Exercise description: Return each line of the listing that contains the string "draw".

Data block:
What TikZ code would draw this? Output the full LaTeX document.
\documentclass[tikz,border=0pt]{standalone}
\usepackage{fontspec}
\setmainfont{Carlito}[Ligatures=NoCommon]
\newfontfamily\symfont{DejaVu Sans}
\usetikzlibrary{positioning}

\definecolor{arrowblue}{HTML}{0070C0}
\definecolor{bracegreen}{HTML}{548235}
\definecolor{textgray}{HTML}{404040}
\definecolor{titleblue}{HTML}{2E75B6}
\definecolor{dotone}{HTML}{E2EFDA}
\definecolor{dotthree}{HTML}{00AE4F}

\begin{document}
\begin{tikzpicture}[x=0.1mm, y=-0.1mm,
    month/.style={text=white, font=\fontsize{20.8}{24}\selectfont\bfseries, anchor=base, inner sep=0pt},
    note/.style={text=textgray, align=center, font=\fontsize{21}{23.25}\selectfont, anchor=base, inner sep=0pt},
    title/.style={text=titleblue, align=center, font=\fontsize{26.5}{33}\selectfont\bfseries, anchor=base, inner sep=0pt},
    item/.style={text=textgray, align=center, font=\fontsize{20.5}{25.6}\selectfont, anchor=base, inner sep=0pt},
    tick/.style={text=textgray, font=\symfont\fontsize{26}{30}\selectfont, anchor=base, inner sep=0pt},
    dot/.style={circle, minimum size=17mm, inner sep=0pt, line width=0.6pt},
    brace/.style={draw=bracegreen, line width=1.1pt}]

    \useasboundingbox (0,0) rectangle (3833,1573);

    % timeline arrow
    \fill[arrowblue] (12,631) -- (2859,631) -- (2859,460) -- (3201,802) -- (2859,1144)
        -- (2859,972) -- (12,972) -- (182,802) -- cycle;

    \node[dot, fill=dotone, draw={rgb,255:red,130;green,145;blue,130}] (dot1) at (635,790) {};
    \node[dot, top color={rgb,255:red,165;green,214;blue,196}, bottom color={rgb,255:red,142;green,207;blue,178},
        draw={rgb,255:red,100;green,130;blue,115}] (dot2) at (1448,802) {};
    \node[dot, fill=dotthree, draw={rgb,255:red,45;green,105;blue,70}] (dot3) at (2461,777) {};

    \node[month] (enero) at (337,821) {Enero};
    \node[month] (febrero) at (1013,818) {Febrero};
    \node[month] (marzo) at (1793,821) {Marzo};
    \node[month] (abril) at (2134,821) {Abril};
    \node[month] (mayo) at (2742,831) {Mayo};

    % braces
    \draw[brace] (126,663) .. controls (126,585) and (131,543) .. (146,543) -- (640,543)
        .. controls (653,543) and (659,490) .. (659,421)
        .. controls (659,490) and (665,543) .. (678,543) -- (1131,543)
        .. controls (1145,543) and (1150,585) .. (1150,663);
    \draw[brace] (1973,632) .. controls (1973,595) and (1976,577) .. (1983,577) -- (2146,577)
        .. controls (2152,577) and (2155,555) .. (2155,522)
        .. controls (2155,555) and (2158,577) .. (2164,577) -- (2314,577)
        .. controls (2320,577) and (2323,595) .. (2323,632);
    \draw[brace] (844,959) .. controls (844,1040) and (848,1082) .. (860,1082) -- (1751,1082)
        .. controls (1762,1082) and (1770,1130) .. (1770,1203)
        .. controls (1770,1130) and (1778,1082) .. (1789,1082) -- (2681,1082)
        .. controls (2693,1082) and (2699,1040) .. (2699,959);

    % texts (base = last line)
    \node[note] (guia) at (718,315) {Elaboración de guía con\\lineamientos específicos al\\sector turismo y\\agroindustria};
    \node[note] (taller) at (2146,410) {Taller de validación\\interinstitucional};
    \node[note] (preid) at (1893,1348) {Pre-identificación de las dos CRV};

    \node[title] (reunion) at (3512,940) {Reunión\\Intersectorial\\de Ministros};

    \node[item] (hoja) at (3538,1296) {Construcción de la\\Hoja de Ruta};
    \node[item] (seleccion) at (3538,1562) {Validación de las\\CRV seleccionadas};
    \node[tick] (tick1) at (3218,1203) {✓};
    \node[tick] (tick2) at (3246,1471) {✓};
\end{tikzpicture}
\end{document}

The output:
What TikZ code would draw this? Output the full LaTeX document.
    brace/.style={draw=bracegreen, line width=1.1pt}]
    \node[dot, fill=dotone, draw={rgb,255:red,130;green,145;blue,130}] (dot1) at (635,790) {};
        draw={rgb,255:red,100;green,130;blue,115}] (dot2) at (1448,802) {};
    \node[dot, fill=dotthree, draw={rgb,255:red,45;green,105;blue,70}] (dot3) at (2461,777) {};
    \draw[brace] (126,663) .. controls (126,585) and (131,543) .. (146,543) -- (640,543)
    \draw[brace] (1973,632) .. controls (1973,595) and (1976,577) .. (1983,577) -- (2146,577)
    \draw[brace] (844,959) .. controls (844,1040) and (848,1082) .. (860,1082) -- (1751,1082)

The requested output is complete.